(begin)

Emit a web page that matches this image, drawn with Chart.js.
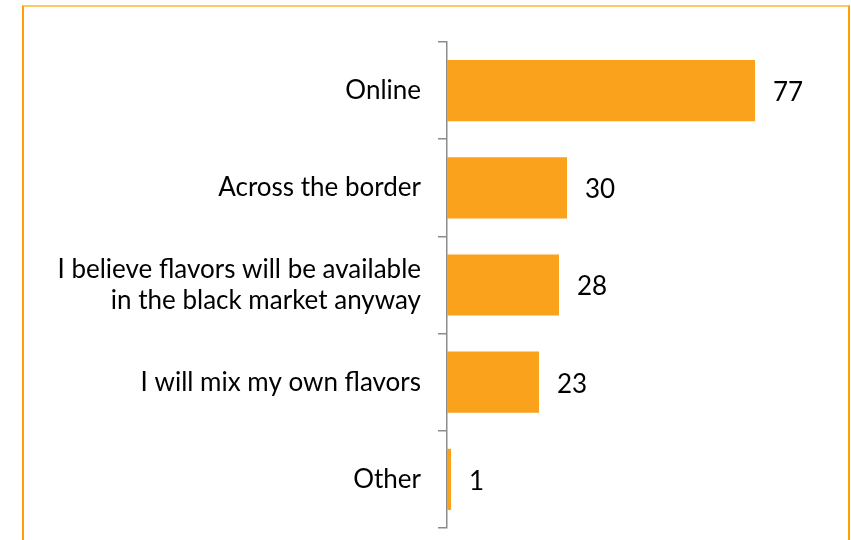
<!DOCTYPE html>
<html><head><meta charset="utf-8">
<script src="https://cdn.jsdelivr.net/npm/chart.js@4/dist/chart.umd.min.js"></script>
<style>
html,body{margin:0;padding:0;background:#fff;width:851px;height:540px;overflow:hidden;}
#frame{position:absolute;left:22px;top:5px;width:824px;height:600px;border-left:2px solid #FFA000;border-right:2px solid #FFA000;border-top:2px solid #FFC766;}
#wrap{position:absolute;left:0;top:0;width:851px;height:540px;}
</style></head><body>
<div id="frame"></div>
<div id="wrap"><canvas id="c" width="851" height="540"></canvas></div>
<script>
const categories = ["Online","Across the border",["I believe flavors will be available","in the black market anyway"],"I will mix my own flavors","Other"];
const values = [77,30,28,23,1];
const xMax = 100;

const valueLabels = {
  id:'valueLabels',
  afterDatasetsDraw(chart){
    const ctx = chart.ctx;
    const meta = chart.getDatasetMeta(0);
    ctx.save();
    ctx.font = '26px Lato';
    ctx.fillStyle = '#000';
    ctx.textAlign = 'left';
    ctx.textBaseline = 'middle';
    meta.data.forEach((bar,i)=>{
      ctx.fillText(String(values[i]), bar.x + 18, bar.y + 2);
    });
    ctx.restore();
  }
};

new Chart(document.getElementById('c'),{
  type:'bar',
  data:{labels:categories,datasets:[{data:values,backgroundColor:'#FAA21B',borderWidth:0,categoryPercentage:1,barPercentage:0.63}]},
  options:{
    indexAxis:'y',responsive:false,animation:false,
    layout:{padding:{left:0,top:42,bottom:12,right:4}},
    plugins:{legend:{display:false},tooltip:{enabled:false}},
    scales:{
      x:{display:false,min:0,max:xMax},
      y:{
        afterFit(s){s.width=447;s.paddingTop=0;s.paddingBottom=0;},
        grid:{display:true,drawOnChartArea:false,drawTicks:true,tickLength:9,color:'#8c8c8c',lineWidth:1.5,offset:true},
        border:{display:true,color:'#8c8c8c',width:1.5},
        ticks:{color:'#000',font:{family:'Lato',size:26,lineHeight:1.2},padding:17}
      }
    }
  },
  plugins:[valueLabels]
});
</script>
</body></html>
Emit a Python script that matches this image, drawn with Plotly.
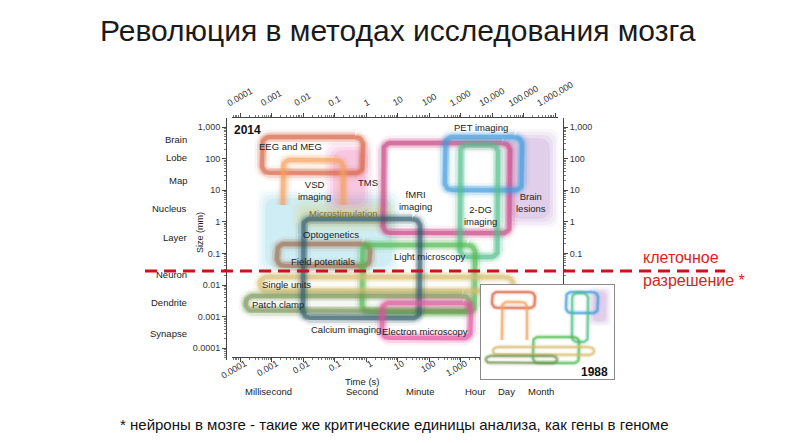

(end)

-- Description of the task --
Without the pictures, print the records in full, exactly as they appear.

-- Output for this exercise --
Emit a web page that matches this image, drawn with Chart.js.
<!DOCTYPE html>
<html><head><meta charset="utf-8">
<script src="https://cdn.jsdelivr.net/npm/chart.js@4/dist/chart.umd.min.js"></script>
<style>
html,body{margin:0;padding:0;background:#fff;width:851px;height:540px;overflow:hidden;}
#frame{position:absolute;left:22px;top:5px;width:824px;height:600px;border-left:2px solid #FFA000;border-right:2px solid #FFA000;border-top:2px solid #FFC766;}
#wrap{position:absolute;left:0;top:0;width:851px;height:540px;}
</style></head><body>
<div id="frame"></div>
<div id="wrap"><canvas id="c" width="851" height="540"></canvas></div>
<script>
const categories = ["Online","Across the border",["I believe flavors will be available","in the black market anyway"],"I will mix my own flavors","Other"];
const values = [77,30,28,23,1];
const xMax = 100;

const valueLabels = {
  id:'valueLabels',
  afterDatasetsDraw(chart){
    const ctx = chart.ctx;
    const meta = chart.getDatasetMeta(0);
    ctx.save();
    ctx.font = '26px Lato';
    ctx.fillStyle = '#000';
    ctx.textAlign = 'left';
    ctx.textBaseline = 'middle';
    meta.data.forEach((bar,i)=>{
      ctx.fillText(String(values[i]), bar.x + 18, bar.y + 2);
    });
    ctx.restore();
  }
};

new Chart(document.getElementById('c'),{
  type:'bar',
  data:{labels:categories,datasets:[{data:values,backgroundColor:'#FAA21B',borderWidth:0,categoryPercentage:1,barPercentage:0.63}]},
  options:{
    indexAxis:'y',responsive:false,animation:false,
    layout:{padding:{left:0,top:42,bottom:12,right:4}},
    plugins:{legend:{display:false},tooltip:{enabled:false}},
    scales:{
      x:{display:false,min:0,max:xMax},
      y:{
        afterFit(s){s.width=447;s.paddingTop=0;s.paddingBottom=0;},
        grid:{display:true,drawOnChartArea:false,drawTicks:true,tickLength:9,color:'#8c8c8c',lineWidth:1.5,offset:true},
        border:{display:true,color:'#8c8c8c',width:1.5},
        ticks:{color:'#000',font:{family:'Lato',size:26,lineHeight:1.2},padding:17}
      }
    }
  },
  plugins:[valueLabels]
});
</script>
</body></html>
Emit a Python script that matches this image, drawn with Plotly.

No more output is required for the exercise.